Studio Matrx Monthly · Volume 1 · Issue 2 · July 2026
Amogh N P
 In loving memory of Amogh N P — Architect · Designer · Visionary 
Konark Sun Temple: The Chariot of the Sun, Carved in Stone
Architectural Wonders

Konark Sun Temple: The Chariot of the Sun, Carved in Stone

How 13th-century Odisha built a god a vehicle — a colossal stone chariot with wheels that still tell the time — and what its triumph, and its collapse, can teach a modern architect.

22 min readAmogh N P30 June 2026Last verified June 2026
The great carved stone chariot wheel of the Konark Sun Temple lit by warm golden sunrise, the ochre temple rising behind

Stand on the Odisha coast a little before dawn and watch the first light come off the Bay of Bengal and strike the eastern face of Konark. The stone warms from grey to honey to rose. And the building you are looking at is not, in the imagination of the people who made it, a building at all. It is a chariot — a vast, galloping vehicle of stone, mounted on twenty-four carved wheels and drawn by seven straining horses, built to carry Surya, the sun god, across the sky. The sun did not visit a temple at Konark. The sun's own chariot was made permanent, in rock, on the shore it rises over.

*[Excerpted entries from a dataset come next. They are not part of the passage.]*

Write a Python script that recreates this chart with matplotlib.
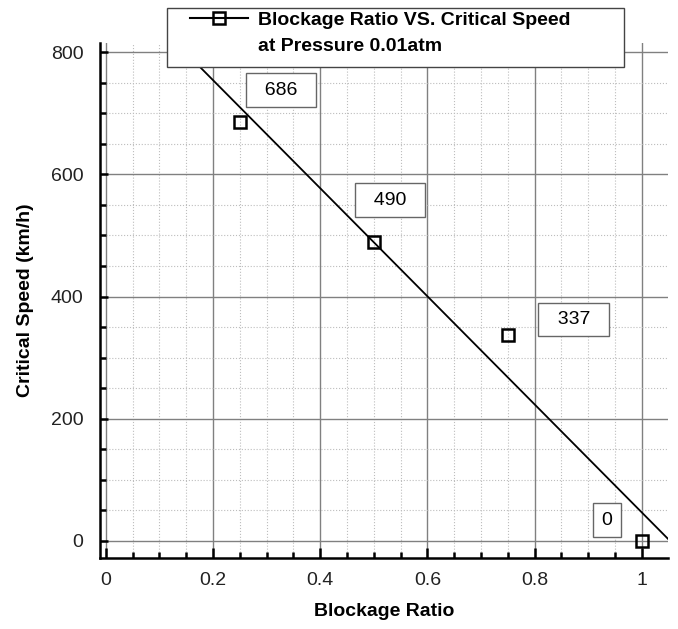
import numpy as np
import matplotlib.pyplot as plt
from matplotlib.lines import Line2D
from matplotlib.patches import Rectangle
from matplotlib.ticker import MultipleLocator

plt.rcParams['font.family'] = ['Liberation Sans', 'DejaVu Sans']

# data
blockage = [0.25, 0.5, 0.75, 1.0]
speed = [686, 490, 337, 0]
labels = ["686", "490", "337", "0"]
label_x = [0.327, 0.530, 0.873, 0.935]
label_y = [738, 558, 362, 34]

W, H = 678, 629
fig = plt.figure(figsize=(6.78, 6.29), dpi=100)
ax = fig.add_axes([0.1475, 0.1129, 0.8378, 0.8187])

ax.set_xlim(-0.011, 1.049)
ax.set_ylim(-28, 815)

# least squares line through the points
k, b = np.polyfit(blockage, speed, 1)
xs = np.array([-0.011, 1.049])
ax.plot(xs, k * xs + b, color="black", lw=1.3, zorder=3)
ax.plot(blockage, speed, ls="none", marker="s", ms=9, mfc="none",
        mec="black", mew=1.8, zorder=4)

for t, lx, ly in zip(labels, label_x, label_y):
    txt = t if len(t) < 2 else "  " + t + "  "
    ax.text(lx, ly, txt, ha="center", va="center", fontsize=14,
            bbox=dict(boxstyle="square,pad=0.42", fc="white", ec="#666666", lw=1),
            zorder=5)

ax.xaxis.set_major_locator(MultipleLocator(0.2))
ax.xaxis.set_minor_locator(MultipleLocator(0.05))
ax.yaxis.set_major_locator(MultipleLocator(200))
ax.yaxis.set_minor_locator(MultipleLocator(50))
ax.set_xticks([0, 0.2, 0.4, 0.6, 0.8, 1.0])
ax.set_xticklabels(["0", "0.2", "0.4", "0.6", "0.8", "1"])

ax.grid(which="major", color="#808080", lw=1.0, ls="-")
ax.grid(which="minor", color="#bdbdbd", lw=0.8, ls=":")
ax.set_axisbelow(True)

ax.tick_params(which="both", direction="in", width=1.8, color="black",
               labelsize=14, labelcolor="#222222")
ax.tick_params(axis="x", which="major", length=7, pad=10)
ax.tick_params(axis="x", which="minor", length=4)
ax.tick_params(axis="y", which="major", length=6, pad=12)
ax.tick_params(axis="y", which="minor", length=4)

for s in ["top", "right"]:
    ax.spines[s].set_visible(False)
for s in ["left", "bottom"]:
    ax.spines[s].set_linewidth(1.8)

ax.set_xlabel("Blockage Ratio", fontsize=14, fontweight="bold", labelpad=10)
ax.set_ylabel("Critical Speed (km/h)", fontsize=14, fontweight="bold", labelpad=12)

# legend frame drawn by hand so the box can be wider than its text
fig.patches.append(Rectangle((167 / W, 1 - 67 / H), (624 - 167) / W, 59 / H,
                             transform=fig.transFigure, fc="white",
                             ec="#444444", lw=1.0, zorder=4))

handles = [Line2D([], [], color="black", lw=1.5, marker="s", ms=9,
                  mfc="none", mec="black", mew=1.8),
           Line2D([], [], ls="none")]
leg = fig.legend(handles, ["Blockage Ratio VS. Critical Speed", "at Pressure 0.01atm"],
                 loc="upper left", bbox_to_anchor=(190 / W, 1 - 11 / H),
                 prop=dict(size=14, weight="bold"), frameon=False,
                 handlelength=3.0, handletextpad=0.5, labelspacing=0.45,
                 borderpad=0, borderaxespad=0)
leg.set_zorder(5)

fig.savefig("out.png", dpi=100)
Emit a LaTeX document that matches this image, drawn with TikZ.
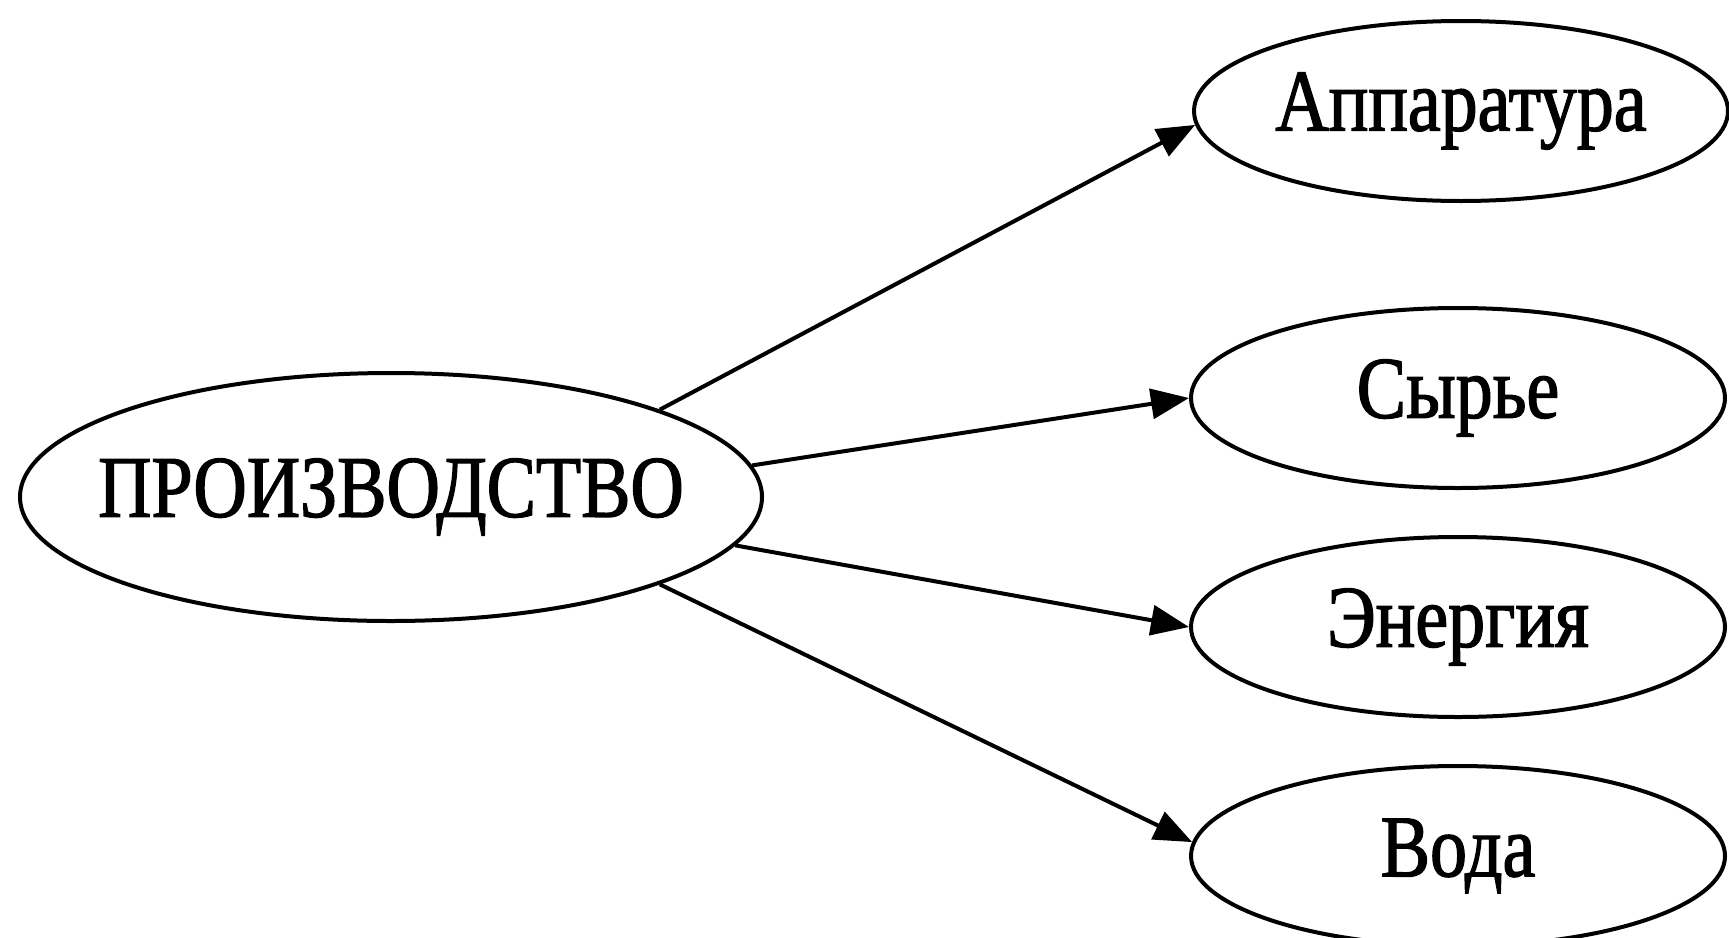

This is the second article in our Architectural Wonders series, and it makes a deliberate pair with the first. Petra is architecture _subtracted_ — a city released from a single cliff. Konark is the opposite art: architecture _assembled_, stone deliberately stacked on stone until it became a mountain. One of these can never fall down. The other did. Both have a great deal to teach.


1. A temple shaped like a chariot

The temple was built around 1250 CE by King Narasimhadeva I of the Eastern Ganga dynasty, at the height of the Kalinga school of temple-building that flowered across Odisha. Its very name encodes its purpose: _Konark_ joins kona (corner or angle) and arka (sun). It was dedicated to Surya, and it was conceived not as a house _for_ the god but as the god's vehicle itself.

That single idea governs everything. The base of the temple is carved as a great chariot platform riding on twelve pairs of monumental wheels — twenty-four in all, each roughly three metres across — and out in front, hauling the impossible weight, stand seven powerful horses. Three images of Surya were set on the temple's sides so that, in the old understanding, each would catch the sun in turn — at its rising, at its noon, and at its setting.

A schematic of the Konark temple conceived as a colossal chariot of Surya: a platform riding on twelve pairs of great wheels, drawn by seven horses, carrying the assembly hall and the now-collapsed sanctuary tower

One idea, total commitment. The architecture, the sculpture, the orientation and the symbolism are not separate decisions — they are all the same decision, carved at the scale of a god.


2. The wheels that tell time

The wheels are the most famous thing at Konark, and the most quietly astonishing. They look, at first, like sublime decoration — and then you learn that they are working sundials, and the building changes in front of you.

Each wheel has eight major spokes and, set between them, eight minor spokes. The eight major spokes divide the day into eight prahars — the traditional three-hour watches of the Indian day. The minor spokes mark the ninety-minute midpoints. Around the rim, rows of carved beads subdivide each interval again, down to units of roughly three minutes. At the centre, the hub projects a short axle pin; as the sun moves, the pin throws a shadow across the spokes and beads, and a person who knows how to read it can tell the time of day to within a few minutes. Modern observers have checked the surviving wheels against a watch and found them startlingly accurate, nearly eight centuries on.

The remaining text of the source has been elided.